*DATA LINES*
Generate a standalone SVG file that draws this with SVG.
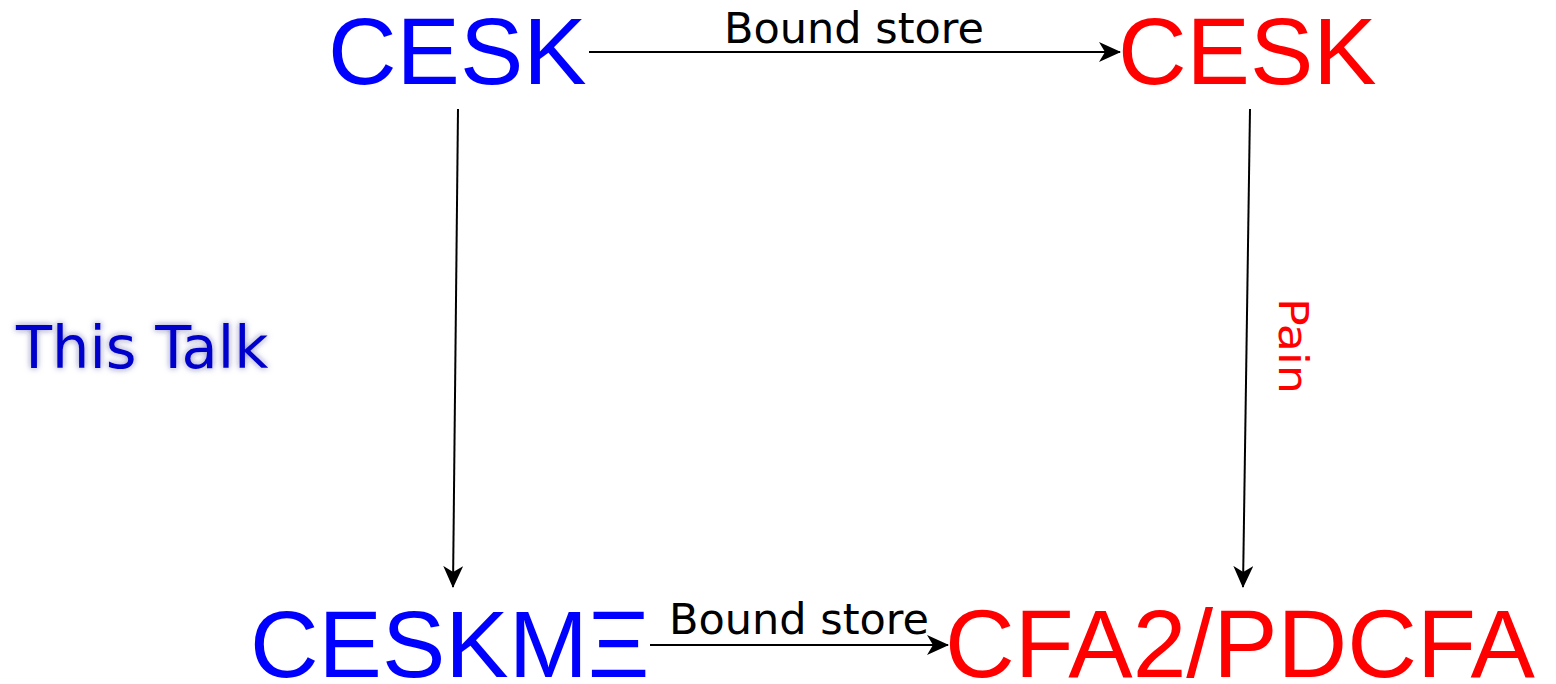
<svg xmlns="http://www.w3.org/2000/svg" width="1556" height="684" viewBox="0 0 1556 684">
<style>
.big{font-family:"Liberation Sans",Arial,sans-serif;font-size:95px}
.blue{fill:#0000ff}
.red{fill:#ff0000}
.lbl{font-family:"DejaVu Sans",sans-serif;font-size:43px;fill:#000}
.edge{stroke:#000;stroke-width:2;fill:none;marker-end:url(#ah)}
</style>
<defs>
<marker id="ah" viewBox="0 0 22 20" refX="21" refY="10" markerWidth="22" markerHeight="20" markerUnits="userSpaceOnUse" orient="auto">
<path d="M0,0 L22,10 L0,20 L6,10 Z" fill="#000"/>
</marker>
<filter id="shadow" x="-10%" y="-30%" width="120%" height="160%">
<feGaussianBlur in="SourceAlpha" stdDeviation="3" result="b"/>
<feFlood flood-color="#202080" flood-opacity="0.55"/>
<feComposite operator="in" in2="b" result="s"/>
<feMerge><feMergeNode in="s"/><feMergeNode in="SourceGraphic"/></feMerge>
</filter>
</defs>
<g id="connectors">
<path class="edge" d="M589,52 L1120,52"/>
<path class="edge" d="M458,109 L453,587"/>
<path class="edge" d="M1250,109 L1243,587"/>
<path class="edge" d="M650,645 L948,645"/>
<text class="lbl" x="724" y="43">Bound store</text>
<text class="lbl" x="669" y="634">Bound store</text>
<text x="1279" y="298" transform="rotate(90 1279 298)" textLength="96" lengthAdjust="spacingAndGlyphs" style="font-family:'DejaVu Sans',sans-serif;font-size:40px" class="red">Pain</text>
</g>
<g id="cesk-blue"><text class="big blue" x="328" y="84">CESK</text></g>
<g id="cesk-red"><text class="big red" x="1118" y="84">CESK</text></g>
<g id="ceskmxi"><text class="big blue" x="250" y="677">CESKMΞ</text></g>
<g id="cfa2"><text class="big red" x="945" y="677" style="font-size:96.5px">CFA2/PDCFA</text></g>
<g id="this-talk"><text x="16" y="368" filter="url(#shadow)" style="font-family:'DejaVu Sans',sans-serif;font-size:59px;fill:#0000cc">This Talk</text></g>
</svg>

*TASK BRIEF*
Scan the material above for the word "this". Copy each line where it occurs.

*WRITTEN RESPONSE*
Generate a standalone SVG file that draws this with SVG.
<g id="this-talk"><text x="16" y="368" filter="url(#shadow)" style="font-family:'DejaVu Sans',sans-serif;font-size:59px;fill:#0000cc">This Talk</text></g>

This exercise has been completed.